| WHAT TO WORK ON |
Each line of the data that includes the string "this" is to be copied out.

| LISTED ENTRIES |
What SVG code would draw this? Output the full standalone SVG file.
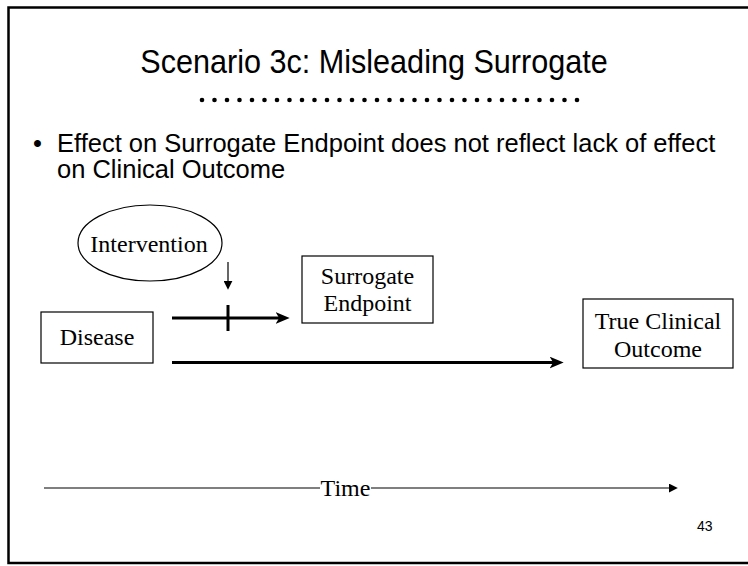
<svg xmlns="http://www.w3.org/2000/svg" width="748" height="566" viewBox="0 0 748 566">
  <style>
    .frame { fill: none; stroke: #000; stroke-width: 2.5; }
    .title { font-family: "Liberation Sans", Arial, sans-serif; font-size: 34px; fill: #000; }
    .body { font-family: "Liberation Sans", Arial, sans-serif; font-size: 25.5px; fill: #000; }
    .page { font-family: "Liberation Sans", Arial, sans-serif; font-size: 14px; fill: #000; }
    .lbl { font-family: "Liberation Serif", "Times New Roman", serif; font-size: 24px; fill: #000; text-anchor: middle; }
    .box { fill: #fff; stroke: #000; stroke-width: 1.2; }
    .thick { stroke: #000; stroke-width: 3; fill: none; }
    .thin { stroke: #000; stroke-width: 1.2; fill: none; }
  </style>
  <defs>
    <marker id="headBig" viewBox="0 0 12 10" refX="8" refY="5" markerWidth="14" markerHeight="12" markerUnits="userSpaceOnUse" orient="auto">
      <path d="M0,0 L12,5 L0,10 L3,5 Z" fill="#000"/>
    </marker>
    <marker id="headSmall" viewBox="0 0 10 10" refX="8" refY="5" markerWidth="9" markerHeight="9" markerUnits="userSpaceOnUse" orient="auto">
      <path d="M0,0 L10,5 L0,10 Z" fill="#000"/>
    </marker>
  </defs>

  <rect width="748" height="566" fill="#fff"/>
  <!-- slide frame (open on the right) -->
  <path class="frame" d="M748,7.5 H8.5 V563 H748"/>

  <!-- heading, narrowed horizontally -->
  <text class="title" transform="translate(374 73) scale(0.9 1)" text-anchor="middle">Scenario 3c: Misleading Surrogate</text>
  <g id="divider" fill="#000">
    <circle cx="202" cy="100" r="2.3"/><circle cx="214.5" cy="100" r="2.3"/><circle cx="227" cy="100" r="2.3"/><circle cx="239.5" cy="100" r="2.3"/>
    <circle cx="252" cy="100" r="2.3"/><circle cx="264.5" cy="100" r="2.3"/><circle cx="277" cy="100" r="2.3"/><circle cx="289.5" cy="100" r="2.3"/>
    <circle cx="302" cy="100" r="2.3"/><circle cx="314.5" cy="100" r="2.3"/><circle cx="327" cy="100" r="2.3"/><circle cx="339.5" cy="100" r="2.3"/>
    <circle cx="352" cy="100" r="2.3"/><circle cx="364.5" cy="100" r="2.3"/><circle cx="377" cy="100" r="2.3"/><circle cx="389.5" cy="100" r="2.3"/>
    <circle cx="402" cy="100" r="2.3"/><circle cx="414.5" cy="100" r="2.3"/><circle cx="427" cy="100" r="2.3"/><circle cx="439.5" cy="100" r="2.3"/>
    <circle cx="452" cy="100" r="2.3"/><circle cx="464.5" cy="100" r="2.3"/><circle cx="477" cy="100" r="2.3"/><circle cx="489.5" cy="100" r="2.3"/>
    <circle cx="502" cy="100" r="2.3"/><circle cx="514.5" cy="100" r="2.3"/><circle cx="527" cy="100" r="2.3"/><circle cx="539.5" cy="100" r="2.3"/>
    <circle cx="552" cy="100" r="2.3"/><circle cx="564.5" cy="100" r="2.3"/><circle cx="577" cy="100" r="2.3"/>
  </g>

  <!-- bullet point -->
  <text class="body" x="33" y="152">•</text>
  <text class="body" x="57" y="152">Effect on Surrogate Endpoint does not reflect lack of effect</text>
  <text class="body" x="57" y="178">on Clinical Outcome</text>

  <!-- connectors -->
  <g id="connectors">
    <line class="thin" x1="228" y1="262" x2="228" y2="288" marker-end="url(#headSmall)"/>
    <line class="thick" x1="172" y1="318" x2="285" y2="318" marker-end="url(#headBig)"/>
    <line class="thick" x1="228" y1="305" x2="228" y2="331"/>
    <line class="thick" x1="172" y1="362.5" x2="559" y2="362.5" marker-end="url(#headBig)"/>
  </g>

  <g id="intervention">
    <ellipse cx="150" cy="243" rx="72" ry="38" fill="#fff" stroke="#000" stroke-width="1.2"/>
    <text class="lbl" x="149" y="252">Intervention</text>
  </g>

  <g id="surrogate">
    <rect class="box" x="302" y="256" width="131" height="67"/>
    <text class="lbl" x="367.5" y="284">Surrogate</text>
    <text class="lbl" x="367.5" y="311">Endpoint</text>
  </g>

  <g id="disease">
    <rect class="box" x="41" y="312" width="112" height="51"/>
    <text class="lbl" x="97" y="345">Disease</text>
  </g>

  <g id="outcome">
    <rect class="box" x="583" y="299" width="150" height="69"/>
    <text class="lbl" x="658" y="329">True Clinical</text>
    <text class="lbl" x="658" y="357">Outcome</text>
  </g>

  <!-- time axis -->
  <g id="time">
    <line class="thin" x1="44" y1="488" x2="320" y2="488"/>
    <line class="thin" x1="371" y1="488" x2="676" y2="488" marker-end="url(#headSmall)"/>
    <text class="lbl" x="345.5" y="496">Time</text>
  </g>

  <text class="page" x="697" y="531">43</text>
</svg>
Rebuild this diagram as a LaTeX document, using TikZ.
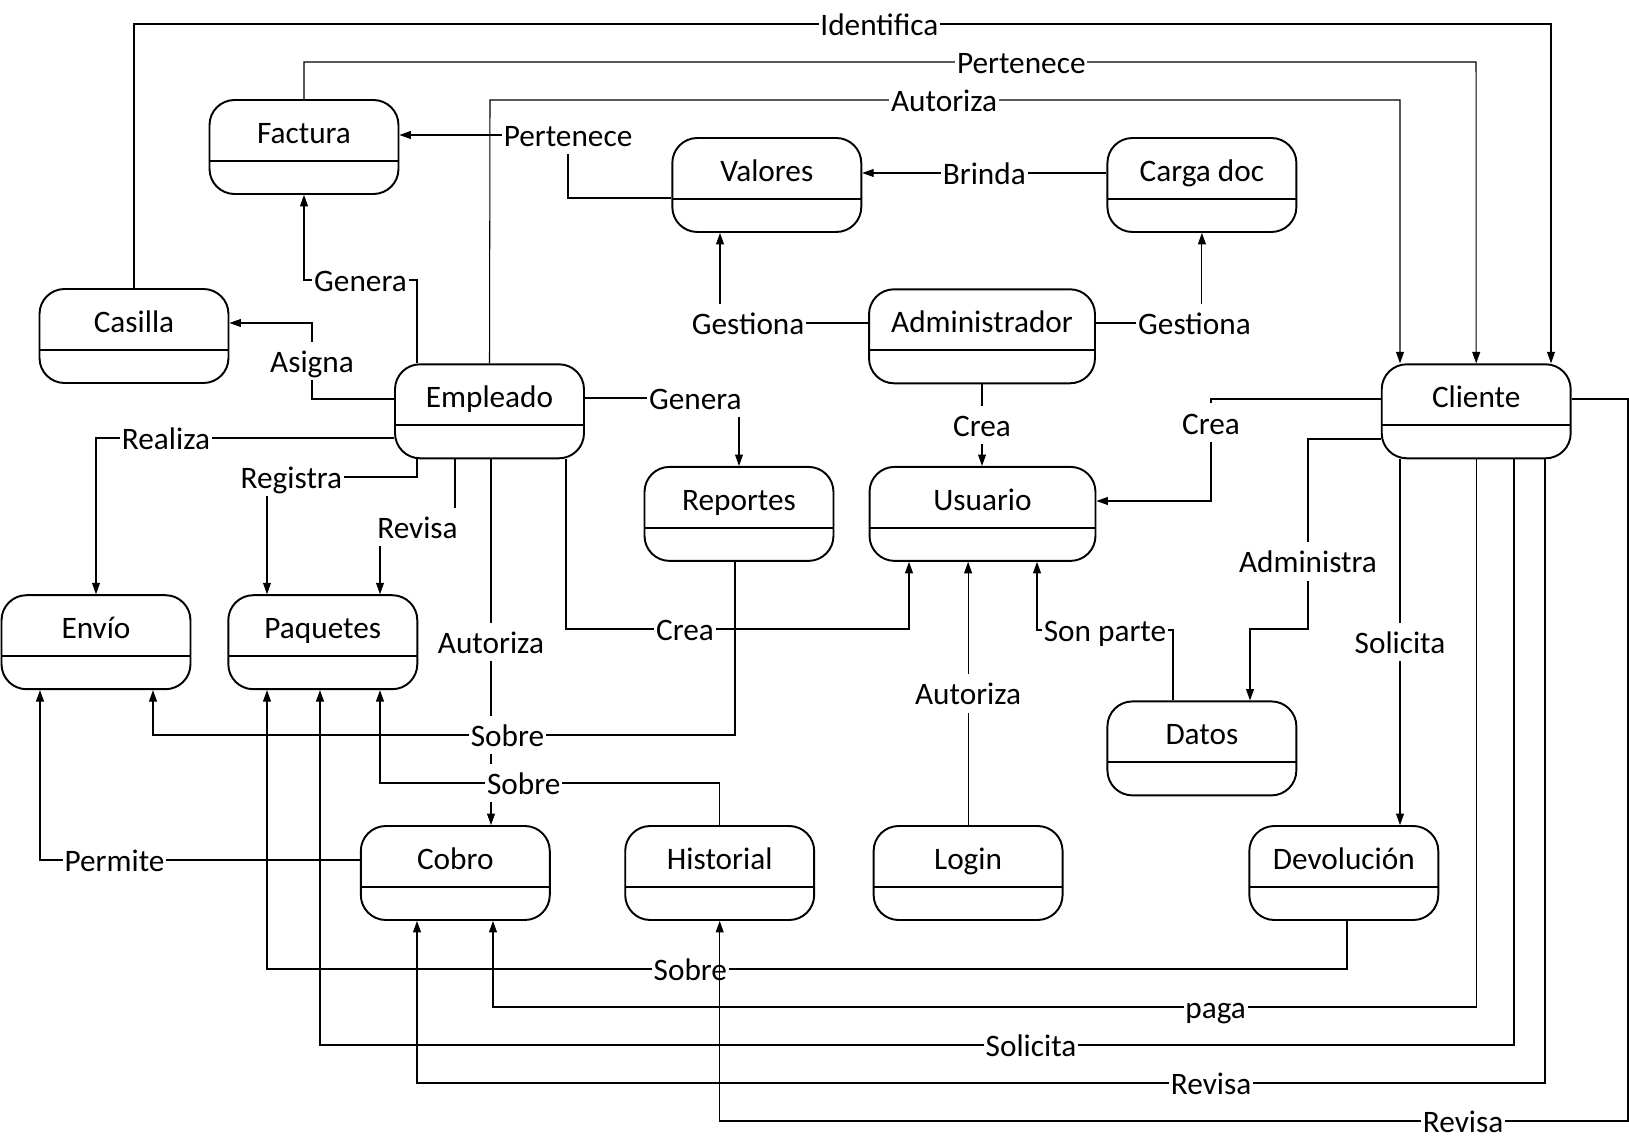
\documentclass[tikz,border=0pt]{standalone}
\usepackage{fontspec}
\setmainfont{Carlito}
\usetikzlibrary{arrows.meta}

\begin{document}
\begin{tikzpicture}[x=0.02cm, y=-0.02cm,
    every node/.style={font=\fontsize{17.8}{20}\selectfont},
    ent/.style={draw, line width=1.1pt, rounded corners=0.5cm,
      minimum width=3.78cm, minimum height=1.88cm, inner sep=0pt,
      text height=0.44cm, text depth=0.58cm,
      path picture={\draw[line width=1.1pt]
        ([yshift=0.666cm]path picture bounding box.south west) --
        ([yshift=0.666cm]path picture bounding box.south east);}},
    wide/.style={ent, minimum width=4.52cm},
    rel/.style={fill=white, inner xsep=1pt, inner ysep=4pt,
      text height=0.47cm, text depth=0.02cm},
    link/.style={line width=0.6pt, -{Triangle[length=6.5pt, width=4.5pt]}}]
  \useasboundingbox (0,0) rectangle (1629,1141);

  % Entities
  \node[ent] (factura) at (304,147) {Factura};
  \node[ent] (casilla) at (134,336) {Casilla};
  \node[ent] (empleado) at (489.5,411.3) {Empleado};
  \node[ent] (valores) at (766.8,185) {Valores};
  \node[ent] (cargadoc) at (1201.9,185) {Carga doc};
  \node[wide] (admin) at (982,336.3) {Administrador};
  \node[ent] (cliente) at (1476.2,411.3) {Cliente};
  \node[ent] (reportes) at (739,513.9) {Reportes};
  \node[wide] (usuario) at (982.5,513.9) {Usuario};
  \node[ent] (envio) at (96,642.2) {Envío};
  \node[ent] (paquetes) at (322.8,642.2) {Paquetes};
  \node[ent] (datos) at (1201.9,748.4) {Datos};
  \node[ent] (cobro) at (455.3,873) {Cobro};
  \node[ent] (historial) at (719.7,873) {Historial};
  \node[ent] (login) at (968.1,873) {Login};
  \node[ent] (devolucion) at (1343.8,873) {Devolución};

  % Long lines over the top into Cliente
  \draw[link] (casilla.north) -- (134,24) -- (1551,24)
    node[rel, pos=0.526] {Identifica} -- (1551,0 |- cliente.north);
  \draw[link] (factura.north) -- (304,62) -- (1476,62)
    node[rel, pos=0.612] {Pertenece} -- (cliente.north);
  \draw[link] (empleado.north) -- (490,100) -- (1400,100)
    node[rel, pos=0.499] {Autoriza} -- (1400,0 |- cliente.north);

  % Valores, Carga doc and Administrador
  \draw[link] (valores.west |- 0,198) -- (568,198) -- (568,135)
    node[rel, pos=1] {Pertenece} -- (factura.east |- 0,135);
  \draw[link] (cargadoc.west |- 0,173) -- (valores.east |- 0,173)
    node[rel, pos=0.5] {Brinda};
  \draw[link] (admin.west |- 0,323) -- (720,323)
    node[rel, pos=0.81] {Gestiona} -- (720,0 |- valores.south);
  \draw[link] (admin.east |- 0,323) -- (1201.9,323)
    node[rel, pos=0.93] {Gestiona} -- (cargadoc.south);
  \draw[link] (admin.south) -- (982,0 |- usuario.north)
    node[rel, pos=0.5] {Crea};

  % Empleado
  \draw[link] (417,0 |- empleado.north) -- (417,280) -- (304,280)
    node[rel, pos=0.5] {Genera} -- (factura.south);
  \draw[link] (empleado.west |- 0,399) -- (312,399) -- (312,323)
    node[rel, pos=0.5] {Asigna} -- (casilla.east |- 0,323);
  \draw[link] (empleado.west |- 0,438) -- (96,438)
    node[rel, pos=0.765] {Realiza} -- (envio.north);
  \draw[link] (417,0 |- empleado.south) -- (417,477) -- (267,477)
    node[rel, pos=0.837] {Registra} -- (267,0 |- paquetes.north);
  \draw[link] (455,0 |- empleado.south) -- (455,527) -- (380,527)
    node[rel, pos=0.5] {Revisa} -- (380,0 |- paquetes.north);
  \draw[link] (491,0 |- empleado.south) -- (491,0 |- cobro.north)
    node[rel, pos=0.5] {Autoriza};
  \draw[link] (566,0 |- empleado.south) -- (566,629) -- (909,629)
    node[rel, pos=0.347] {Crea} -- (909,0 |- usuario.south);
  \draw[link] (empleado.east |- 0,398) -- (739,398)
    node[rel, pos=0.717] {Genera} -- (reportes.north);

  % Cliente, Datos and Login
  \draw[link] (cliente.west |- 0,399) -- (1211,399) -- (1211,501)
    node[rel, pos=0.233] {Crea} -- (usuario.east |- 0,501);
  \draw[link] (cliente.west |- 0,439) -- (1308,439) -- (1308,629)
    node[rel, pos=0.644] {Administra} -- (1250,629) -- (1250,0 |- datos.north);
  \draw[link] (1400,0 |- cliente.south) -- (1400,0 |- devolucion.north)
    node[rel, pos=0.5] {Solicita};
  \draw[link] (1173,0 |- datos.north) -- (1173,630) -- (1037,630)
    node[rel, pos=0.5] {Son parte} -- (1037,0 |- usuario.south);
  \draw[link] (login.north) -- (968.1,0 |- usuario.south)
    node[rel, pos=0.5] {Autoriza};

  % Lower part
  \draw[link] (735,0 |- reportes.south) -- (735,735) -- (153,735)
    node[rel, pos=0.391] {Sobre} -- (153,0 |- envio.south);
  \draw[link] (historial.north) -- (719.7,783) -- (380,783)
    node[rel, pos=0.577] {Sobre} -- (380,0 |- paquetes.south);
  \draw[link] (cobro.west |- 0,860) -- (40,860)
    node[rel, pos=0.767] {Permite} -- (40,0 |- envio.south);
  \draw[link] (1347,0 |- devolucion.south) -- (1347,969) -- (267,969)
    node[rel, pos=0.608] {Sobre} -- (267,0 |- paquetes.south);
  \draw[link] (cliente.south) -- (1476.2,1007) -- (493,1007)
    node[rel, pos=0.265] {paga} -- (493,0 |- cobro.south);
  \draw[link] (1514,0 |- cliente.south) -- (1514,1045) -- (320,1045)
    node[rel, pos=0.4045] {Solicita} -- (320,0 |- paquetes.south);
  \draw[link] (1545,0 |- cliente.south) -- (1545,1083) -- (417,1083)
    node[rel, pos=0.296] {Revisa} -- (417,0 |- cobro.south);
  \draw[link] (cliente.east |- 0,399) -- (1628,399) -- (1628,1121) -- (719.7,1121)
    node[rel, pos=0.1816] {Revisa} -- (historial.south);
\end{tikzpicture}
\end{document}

| EXERCISE RESULT |
What SVG code would draw this? Output the full standalone SVG file.
Rebuild this diagram as a LaTeX document, using TikZ.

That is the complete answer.